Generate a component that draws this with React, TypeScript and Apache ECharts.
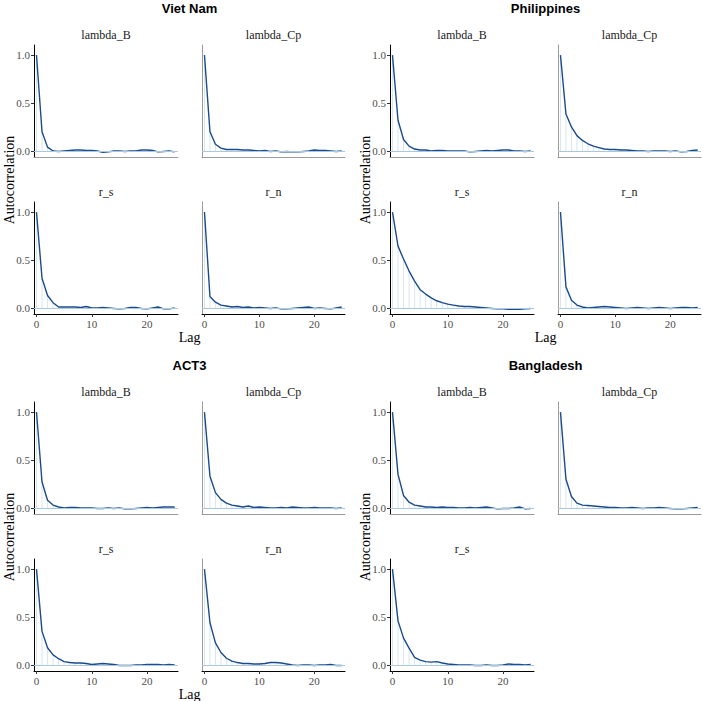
import React, { useEffect, useRef } from "react";
import * as echarts from "echarts";

const lags = [0, 1, 2, 3, 4, 5, 6, 7, 8, 9, 10, 11, 12, 13, 14, 15, 16, 17, 18, 19, 20, 21, 22, 23, 24, 25];
const groupNames = ["Viet Nam", "Philippines", "ACT3", "Bangladesh"];
const xTicks = [0, 10, 20];
const yTicks = [0, 0.5, 1.0];

const vnLambdaB = [1.0, 0.2, 0.04, 0.0, -0.005, 0.0, 0.005, 0.01, 0.01, 0.005, 0.005, 0.0, -0.015, -0.01, 0.0, 0.0, -0.005, 0.0, 0.0, 0.01, 0.01, 0.005, -0.01, -0.005, 0.0, -0.01];
const vnLambdaCp = [1.0, 0.2, 0.07, 0.03, 0.015, 0.015, 0.015, 0.01, 0.01, 0.005, 0.0, 0.005, -0.005, 0.0, -0.01, -0.005, -0.01, -0.01, -0.005, 0.0, 0.01, 0.005, 0.005, 0.0, -0.005, 0.0];
const vnRs = [1.0, 0.31, 0.13, 0.055, 0.01, 0.01, 0.01, 0.01, 0.005, 0.015, 0.0, 0.0, 0.005, 0.0, -0.005, -0.01, -0.005, 0.005, 0.005, -0.005, -0.01, 0.0, 0.01, -0.01, -0.01, 0.0];
const vnRn = [1.0, 0.12, 0.06, 0.03, 0.02, 0.01, 0.015, 0.005, 0.01, 0.0, 0.005, 0.0, -0.005, 0.0, -0.01, -0.01, -0.005, 0.0, 0.005, 0.01, -0.005, 0.0, -0.005, -0.01, 0.0, 0.01];

const phLambdaB = [1.0, 0.32, 0.12, 0.05, 0.02, 0.01, 0.01, 0.0, 0.005, 0.005, 0.0, 0.0, 0.0, 0.0, -0.01, -0.005, 0.0, 0.005, 0.0, 0.005, 0.01, 0.01, 0.0, 0.0, -0.005, 0.0];
const phLambdaCp = [1.0, 0.385, 0.25, 0.16, 0.11, 0.075, 0.05, 0.035, 0.02, 0.015, 0.015, 0.01, 0.01, 0.005, 0.0, 0.0, -0.005, 0.0, 0.0, 0.0, -0.005, 0.0, -0.01, -0.005, 0.005, 0.01];
const phRs = [1.0, 0.645, 0.51, 0.385, 0.28, 0.19, 0.145, 0.105, 0.075, 0.055, 0.04, 0.03, 0.02, 0.015, 0.015, 0.01, 0.005, 0.0, -0.005, -0.01, -0.01, -0.015, -0.015, -0.015, -0.01, -0.005];
const phRn = [1.0, 0.22, 0.08, 0.03, 0.01, 0.0, 0.005, 0.01, 0.015, 0.01, 0.005, 0.0, -0.005, 0.0, 0.005, 0.0, -0.005, 0.0, 0.005, 0.0, -0.005, 0.0, 0.005, 0.005, 0.0, 0.005];

const actLambdaB = [1.0, 0.27, 0.08, 0.03, 0.01, 0.0, 0.005, 0.005, 0.0, 0.0, 0.0, -0.005, -0.005, 0.0, -0.005, 0.0, -0.01, -0.01, -0.005, 0.0, 0.005, 0.0, 0.005, 0.01, 0.01, 0.01];
const actLambdaCp = [1.0, 0.33, 0.16, 0.09, 0.05, 0.03, 0.02, 0.01, 0.02, 0.005, 0.01, 0.005, 0.0, 0.0, 0.005, 0.0, 0.01, 0.005, 0.0, 0.0, 0.005, 0.0, 0.0, 0.0, -0.005, 0.0];
const actRs = [1.0, 0.35, 0.18, 0.105, 0.065, 0.035, 0.025, 0.02, 0.02, 0.015, 0.005, 0.01, 0.015, 0.01, 0.005, -0.005, -0.005, -0.005, 0.0, 0.0, 0.005, 0.005, 0.005, 0.0, 0.005, 0.0];
const actRn = [1.0, 0.44, 0.23, 0.13, 0.07, 0.04, 0.025, 0.015, 0.015, 0.01, 0.01, 0.015, 0.025, 0.025, 0.02, 0.01, 0.0, -0.005, 0.0, 0.0, -0.005, 0.0, 0.0, 0.005, -0.005, -0.005];

const bdLambdaB = [1.0, 0.35, 0.13, 0.06, 0.03, 0.02, 0.01, 0.01, 0.005, 0.01, 0.005, 0.005, 0.0, 0.0, 0.005, 0.0, 0.005, 0.01, 0.0, -0.01, -0.005, -0.005, 0.0, 0.01, -0.01, -0.005];
const bdLambdaCp = [1.0, 0.3, 0.12, 0.05, 0.03, 0.025, 0.02, 0.015, 0.01, 0.005, 0.005, 0.0, 0.0, 0.005, 0.0, -0.005, 0.0, 0.0, 0.005, 0.0, -0.005, -0.01, -0.01, -0.005, 0.0, 0.005];
const bdRs = [1.0, 0.46, 0.28, 0.175, 0.08, 0.05, 0.035, 0.03, 0.035, 0.02, 0.01, 0.005, 0.0, 0.0, 0.0, -0.005, -0.005, 0.0, -0.005, -0.005, 0.0, 0.01, 0.005, 0.005, 0.0, 0.005];

const panels = [
  { g: 0, title: "lambda_B", values: vnLambdaB, row: 0, col: 0 },
  { g: 0, title: "lambda_Cp", values: vnLambdaCp, row: 0, col: 1 },
  { g: 0, title: "r_s", values: vnRs, row: 1, col: 0 },
  { g: 0, title: "r_n", values: vnRn, row: 1, col: 1 },
  { g: 1, title: "lambda_B", values: phLambdaB, row: 0, col: 0 },
  { g: 1, title: "lambda_Cp", values: phLambdaCp, row: 0, col: 1 },
  { g: 1, title: "r_s", values: phRs, row: 1, col: 0 },
  { g: 1, title: "r_n", values: phRn, row: 1, col: 1 },
  { g: 2, title: "lambda_B", values: actLambdaB, row: 0, col: 0 },
  { g: 2, title: "lambda_Cp", values: actLambdaCp, row: 0, col: 1 },
  { g: 2, title: "r_s", values: actRs, row: 1, col: 0 },
  { g: 2, title: "r_n", values: actRn, row: 1, col: 1 },
  { g: 3, title: "lambda_B", values: bdLambdaB, row: 0, col: 0 },
  { g: 3, title: "lambda_Cp", values: bdLambdaCp, row: 0, col: 1 },
  { g: 3, title: "r_s", values: bdRs, row: 1, col: 0 },
];

const groupOrigins = [[0, 0], [356, 0], [0, 357], [356, 357]];
const showLag = [true, true, true, false];

const SERIF = "'Liberation Serif', 'DejaVu Serif', serif";
const SANS = "'Liberation Sans', Arial, sans-serif";

export default function App() {
  const ref = useRef<HTMLDivElement>(null);
  useEffect(() => {
    if (!ref.current) return;
    const chart = echarts.init(ref.current, null, { renderer: "svg" });
    const grids: any[] = [];
    const xAxes: any[] = [];
    const yAxes: any[] = [];
    const series: any[] = [];
    const graphics: any[] = [];

    panels.forEach((p, i) => {
      const [ox, oy] = groupOrigins[p.g];
      const left = ox + (p.col === 0 ? 34 : 202);
      const width = p.col === 0 ? 144 : 143;
      const top = oy + (p.row === 0 ? 45 : 202);
      const height = 112;
      const isBottom = p.row === 1;
      const isLeft = p.col === 0;
      grids.push({ left, top, width, height, containLabel: false });
      xAxes.push({
        type: "value",
        gridIndex: i,
        min: -0.45,
        max: 25.6,
        axisLine: { show: true, onZero: false, lineStyle: { color: isBottom ? "#000" : "#9a9a9a", width: 1 } },
        axisTick: { show: isBottom, length: 3, customValues: xTicks, lineStyle: { color: "#333" } },
        axisLabel: {
          show: isBottom,
          customValues: xTicks,
          color: "#4d4d4d",
          fontFamily: SERIF,
          fontSize: 11,
          margin: 4,
        },
        splitLine: { show: false },
      });
      yAxes.push({
        type: "value",
        gridIndex: i,
        min: -0.063,
        max: 1.105,
        axisLine: { show: true, onZero: false, lineStyle: { color: isLeft ? "#000" : "#9a9a9a", width: 1 } },
        axisTick: { show: isLeft, length: 3, customValues: yTicks, lineStyle: { color: "#333" } },
        axisLabel: {
          show: isLeft,
          customValues: yTicks,
          formatter: (v: number) => v.toFixed(1),
          color: "#4d4d4d",
          fontFamily: SERIF,
          fontSize: 11,
          margin: 4,
        },
        splitLine: { show: false },
      });
      const data = lags.map((l, k) => [l, p.values[k]]);
      series.push({
        type: "bar",
        xAxisIndex: i,
        yAxisIndex: i,
        data,
        barWidth: 1,
        itemStyle: { color: "#d7e6f3" },
        silent: true,
        z: 1,
        markLine: {
          silent: true,
          symbol: ["none", "none"],
          label: { show: false },
          lineStyle: { color: "#a9c8e2", type: "solid", width: 1 },
          data: [{ yAxis: 0 }],
        },
      });
      series.push({
        type: "line",
        xAxisIndex: i,
        yAxisIndex: i,
        data,
        showSymbol: false,
        symbol: "none",
        lineStyle: { color: "#1a4b8c", width: 1.4 },
        z: 3,
      });
      graphics.push({
        type: "text",
        x: left + width / 2,
        y: top - 10,
        style: {
          text: p.title,
          fontFamily: SERIF,
          fontSize: 12,
          fill: "#1a1a1a",
          textAlign: "center",
          textVerticalAlign: "middle",
        },
      });
    });

    groupNames.forEach((name, g) => {
      const [ox, oy] = groupOrigins[g];
      graphics.push({
        type: "text",
        x: ox + 189.5,
        y: oy + 8,
        style: {
          text: name,
          fontFamily: SANS,
          fontWeight: "bold",
          fontSize: 13,
          fill: "#000",
          textAlign: "center",
          textVerticalAlign: "middle",
        },
      });
      graphics.push({
        type: "text",
        x: ox + 9,
        y: oy + 180,
        rotation: Math.PI / 2,
        style: {
          text: "Autocorrelation",
          fontFamily: SERIF,
          fontSize: 14,
          fill: "#000",
          textAlign: "center",
          textVerticalAlign: "middle",
        },
      });
      if (showLag[g]) {
        graphics.push({
          type: "text",
          x: ox + 189.5,
          y: oy + 337,
          style: {
            text: "Lag",
            fontFamily: SERIF,
            fontSize: 14,
            fill: "#000",
            textAlign: "center",
            textVerticalAlign: "middle",
          },
        });
      }
    });

    chart.setOption({
      animation: false,
      backgroundColor: "#ffffff",
      grid: grids,
      xAxis: xAxes,
      yAxis: yAxes,
      series,
      graphic: graphics,
    });
    return () => chart.dispose();
  }, []);
  return (
    <div
      ref={ref}
      style={{ position: "fixed", left: 0, top: 0, width: 703, height: 701 }}
    />
  );
}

_INSTRUCTIONS FOR THE TASK_
Write out, word for word, the lines from the start of the data through the one holding "0.0, 0.005, 0.005, 0.0, 0.005];". Omit pictures.

_RESPONSE FOR THIS EXERCISE_
Generate a component that draws this with React, TypeScript and Apache ECharts.
import React, { useEffect, useRef } from "react";
import * as echarts from "echarts";

const lags = [0, 1, 2, 3, 4, 5, 6, 7, 8, 9, 10, 11, 12, 13, 14, 15, 16, 17, 18, 19, 20, 21, 22, 23, 24, 25];
const groupNames = ["Viet Nam", "Philippines", "ACT3", "Bangladesh"];
const xTicks = [0, 10, 20];
const yTicks = [0, 0.5, 1.0];

const vnLambdaB = [1.0, 0.2, 0.04, 0.0, -0.005, 0.0, 0.005, 0.01, 0.01, 0.005, 0.005, 0.0, -0.015, -0.01, 0.0, 0.0, -0.005, 0.0, 0.0, 0.01, 0.01, 0.005, -0.01, -0.005, 0.0, -0.01];
const vnLambdaCp = [1.0, 0.2, 0.07, 0.03, 0.015, 0.015, 0.015, 0.01, 0.01, 0.005, 0.0, 0.005, -0.005, 0.0, -0.01, -0.005, -0.01, -0.01, -0.005, 0.0, 0.01, 0.005, 0.005, 0.0, -0.005, 0.0];
const vnRs = [1.0, 0.31, 0.13, 0.055, 0.01, 0.01, 0.01, 0.01, 0.005, 0.015, 0.0, 0.0, 0.005, 0.0, -0.005, -0.01, -0.005, 0.005, 0.005, -0.005, -0.01, 0.0, 0.01, -0.01, -0.01, 0.0];
const vnRn = [1.0, 0.12, 0.06, 0.03, 0.02, 0.01, 0.015, 0.005, 0.01, 0.0, 0.005, 0.0, -0.005, 0.0, -0.01, -0.01, -0.005, 0.0, 0.005, 0.01, -0.005, 0.0, -0.005, -0.01, 0.0, 0.01];

const phLambdaB = [1.0, 0.32, 0.12, 0.05, 0.02, 0.01, 0.01, 0.0, 0.005, 0.005, 0.0, 0.0, 0.0, 0.0, -0.01, -0.005, 0.0, 0.005, 0.0, 0.005, 0.01, 0.01, 0.0, 0.0, -0.005, 0.0];
const phLambdaCp = [1.0, 0.385, 0.25, 0.16, 0.11, 0.075, 0.05, 0.035, 0.02, 0.015, 0.015, 0.01, 0.01, 0.005, 0.0, 0.0, -0.005, 0.0, 0.0, 0.0, -0.005, 0.0, -0.01, -0.005, 0.005, 0.01];
const phRs = [1.0, 0.645, 0.51, 0.385, 0.28, 0.19, 0.145, 0.105, 0.075, 0.055, 0.04, 0.03, 0.02, 0.015, 0.015, 0.01, 0.005, 0.0, -0.005, -0.01, -0.01, -0.015, -0.015, -0.015, -0.01, -0.005];
const phRn = [1.0, 0.22, 0.08, 0.03, 0.01, 0.0, 0.005, 0.01, 0.015, 0.01, 0.005, 0.0, -0.005, 0.0, 0.005, 0.0, -0.005, 0.0, 0.005, 0.0, -0.005, 0.0, 0.005, 0.005, 0.0, 0.005];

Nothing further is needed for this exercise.